# Start of Supplied information

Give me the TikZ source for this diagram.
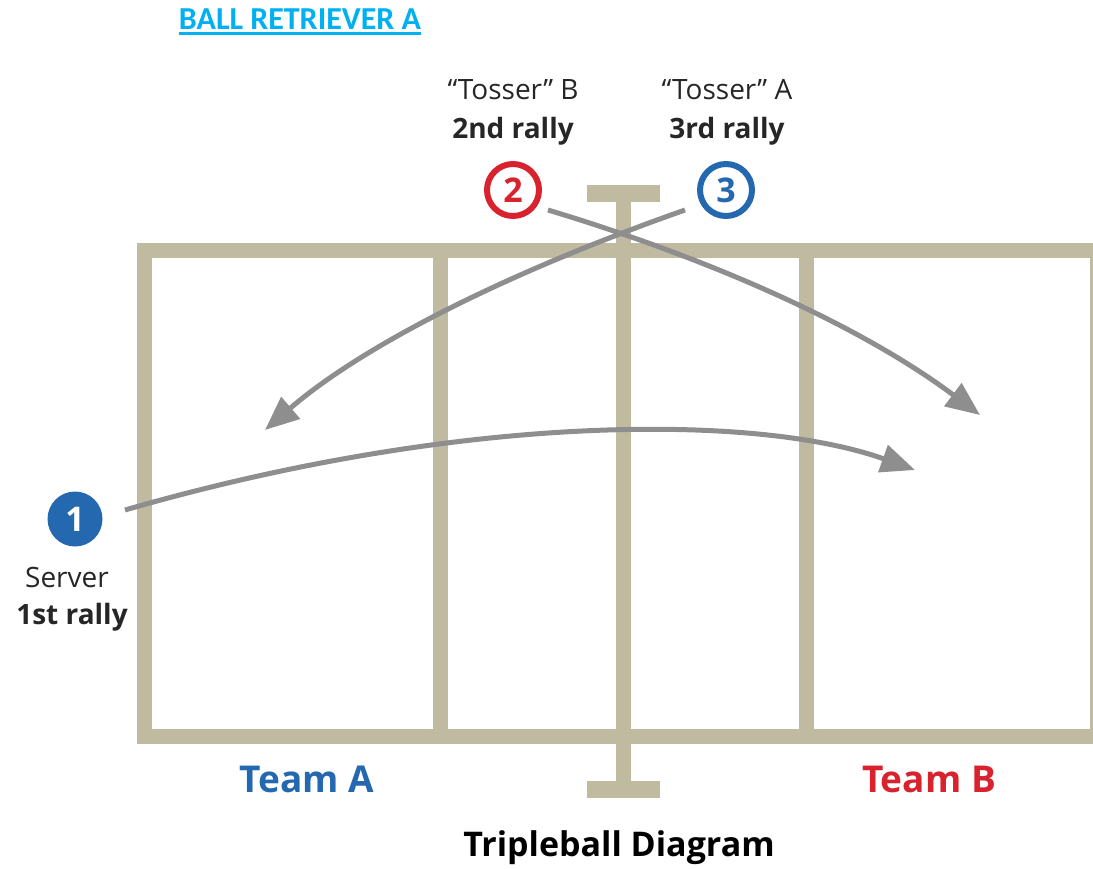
\documentclass[tikz,border=0pt]{standalone}
\usepackage{fontspec}
\setmainfont{Open Sans}
\newfontfamily\titlefont{Carlito}
\usepackage{xcolor}
\usetikzlibrary{arrows.meta, positioning}
\definecolor{CourtBeige}{HTML}{C0BAA0}
\definecolor{BallGray}{HTML}{8E8E8E}
\definecolor{TeamBlue}{HTML}{2468B0}
\definecolor{TeamRed}{HTML}{D8232F}
\definecolor{TitleCyan}{HTML}{00B0F0}

\begin{document}
\begin{tikzpicture}[x=1pt, y=-1pt,
    court/.style={draw=CourtBeige, line width=15pt},
    ball/.style={draw=BallGray, line width=5pt, -{Triangle[length=34pt, width=28pt]}},
    ringnum/.style={circle, draw=#1, line width=6pt, minimum size=52pt, inner sep=0pt, text=#1, font=\bfseries\fontsize{34}{34}\selectfont},
    fillnum/.style={circle, fill=#1, minimum size=55pt, inner sep=0pt, text=white, font=\bfseries\fontsize{34}{34}\selectfont},
    role/.style={font=\fontsize{28}{30}\selectfont, text=black!85, inner sep=0pt},
    rally/.style={font=\bfseries\fontsize{28}{30}\selectfont, text=black!85, inner sep=0pt},
    team/.style={font=\bfseries\fontsize{37}{40}\selectfont, text=#1, inner sep=0pt}]

        \useasboundingbox (0,0) rectangle (1093,868);

        % court and net
        \begin{scope}
        \clip (0,0) rectangle (1093,868);
        \draw[court] (144,250) rectangle (1097,736);
        \draw[court] (440,250) -- (440,736);
        \draw[court] (806,250) -- (806,736);
        \draw[court, line width=15pt] (623,193) -- (623,789);
        \draw[court, line width=17pt] (587,193) -- (660,193);
        \draw[court, line width=17pt] (587,789) -- (660,789);
        \end{scope}

        % players
        \node[fillnum=TeamBlue] (c1) at (75,519) {1};
        \node[ringnum=TeamRed] (c2) at (513,190) {2};
        \node[ringnum=TeamBlue] (c3) at (726,190) {3};

        \node[role] (server) at (67,577) {Server};
        \node[rally] (first) at (72,617) {1st rally};
        \node[role] (tosserB) at (513,90) {“Tosser” B};
        \node[rally] (second) at (513,131) {2nd rally};
        \node[role] (tosserA) at (727,90) {“Tosser” A};
        \node[rally] (third) at (727,131) {3rd rally};

        % landing spots
        \coordinate (serveStart) at (125,510);
        \coordinate (serveLand) at (915,470);
        \coordinate (tossBStart) at (548,210);
        \coordinate (tossBLand) at (980,415);
        \coordinate (tossAStart) at (685,210);
        \coordinate (tossALand) at (265,430);

        \draw[ball] (serveStart) .. controls (465,412) and (758,414) .. (serveLand);
        \draw[ball] (tossBStart) .. controls (724,263) and (868,331) .. (tossBLand);
        \draw[ball] (tossAStart) .. controls (500,275) and (360,348) .. (tossALand);

        \node[team=TeamBlue] (teamA) at (307,779) {Team A};
        \node[team=TeamRed] (teamB) at (929,779) {Team B};
        \node[font=\bfseries\fontsize{34}{36}\selectfont, inner sep=0pt] (caption) at (619,848) {Tripleball Diagram};
        \node[font=\titlefont\bfseries\fontsize{32}{32}\selectfont, text=TitleCyan, inner sep=0pt] (retriever) at (300,19) {BALL RETRIEVER A};
        \draw[TitleCyan, line width=3pt] ([yshift=-4pt]retriever.south west) -- ([yshift=-4pt]retriever.south east);

    \end{tikzpicture}
\end{document}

# End of Supplied information

• **Exercise instructions**
Output an exact copy of the material, with the pictures removed.

• **Solution to this problem**
Give me the TikZ source for this diagram.
\documentclass[tikz,border=0pt]{standalone}
\usepackage{fontspec}
\setmainfont{Open Sans}
\newfontfamily\titlefont{Carlito}
\usepackage{xcolor}
\usetikzlibrary{arrows.meta, positioning}
\definecolor{CourtBeige}{HTML}{C0BAA0}
\definecolor{BallGray}{HTML}{8E8E8E}
\definecolor{TeamBlue}{HTML}{2468B0}
\definecolor{TeamRed}{HTML}{D8232F}
\definecolor{TitleCyan}{HTML}{00B0F0}

\begin{document}
\begin{tikzpicture}[x=1pt, y=-1pt,
    court/.style={draw=CourtBeige, line width=15pt},
    ball/.style={draw=BallGray, line width=5pt, -{Triangle[length=34pt, width=28pt]}},
    ringnum/.style={circle, draw=#1, line width=6pt, minimum size=52pt, inner sep=0pt, text=#1, font=\bfseries\fontsize{34}{34}\selectfont},
    fillnum/.style={circle, fill=#1, minimum size=55pt, inner sep=0pt, text=white, font=\bfseries\fontsize{34}{34}\selectfont},
    role/.style={font=\fontsize{28}{30}\selectfont, text=black!85, inner sep=0pt},
    rally/.style={font=\bfseries\fontsize{28}{30}\selectfont, text=black!85, inner sep=0pt},
    team/.style={font=\bfseries\fontsize{37}{40}\selectfont, text=#1, inner sep=0pt}]

        \useasboundingbox (0,0) rectangle (1093,868);

        % court and net
        \begin{scope}
        \clip (0,0) rectangle (1093,868);
        \draw[court] (144,250) rectangle (1097,736);
        \draw[court] (440,250) -- (440,736);
        \draw[court] (806,250) -- (806,736);
        \draw[court, line width=15pt] (623,193) -- (623,789);
        \draw[court, line width=17pt] (587,193) -- (660,193);
        \draw[court, line width=17pt] (587,789) -- (660,789);
        \end{scope}

        % players
        \node[fillnum=TeamBlue] (c1) at (75,519) {1};
        \node[ringnum=TeamRed] (c2) at (513,190) {2};
        \node[ringnum=TeamBlue] (c3) at (726,190) {3};

        \node[role] (server) at (67,577) {Server};
        \node[rally] (first) at (72,617) {1st rally};
        \node[role] (tosserB) at (513,90) {“Tosser” B};
        \node[rally] (second) at (513,131) {2nd rally};
        \node[role] (tosserA) at (727,90) {“Tosser” A};
        \node[rally] (third) at (727,131) {3rd rally};

        % landing spots
        \coordinate (serveStart) at (125,510);
        \coordinate (serveLand) at (915,470);
        \coordinate (tossBStart) at (548,210);
        \coordinate (tossBLand) at (980,415);
        \coordinate (tossAStart) at (685,210);
        \coordinate (tossALand) at (265,430);

        \draw[ball] (serveStart) .. controls (465,412) and (758,414) .. (serveLand);
        \draw[ball] (tossBStart) .. controls (724,263) and (868,331) .. (tossBLand);
        \draw[ball] (tossAStart) .. controls (500,275) and (360,348) .. (tossALand);

        \node[team=TeamBlue] (teamA) at (307,779) {Team A};
        \node[team=TeamRed] (teamB) at (929,779) {Team B};
        \node[font=\bfseries\fontsize{34}{36}\selectfont, inner sep=0pt] (caption) at (619,848) {Tripleball Diagram};
        \node[font=\titlefont\bfseries\fontsize{32}{32}\selectfont, text=TitleCyan, inner sep=0pt] (retriever) at (300,19) {BALL RETRIEVER A};
        \draw[TitleCyan, line width=3pt] ([yshift=-4pt]retriever.south west) -- ([yshift=-4pt]retriever.south east);

    \end{tikzpicture}
\end{document}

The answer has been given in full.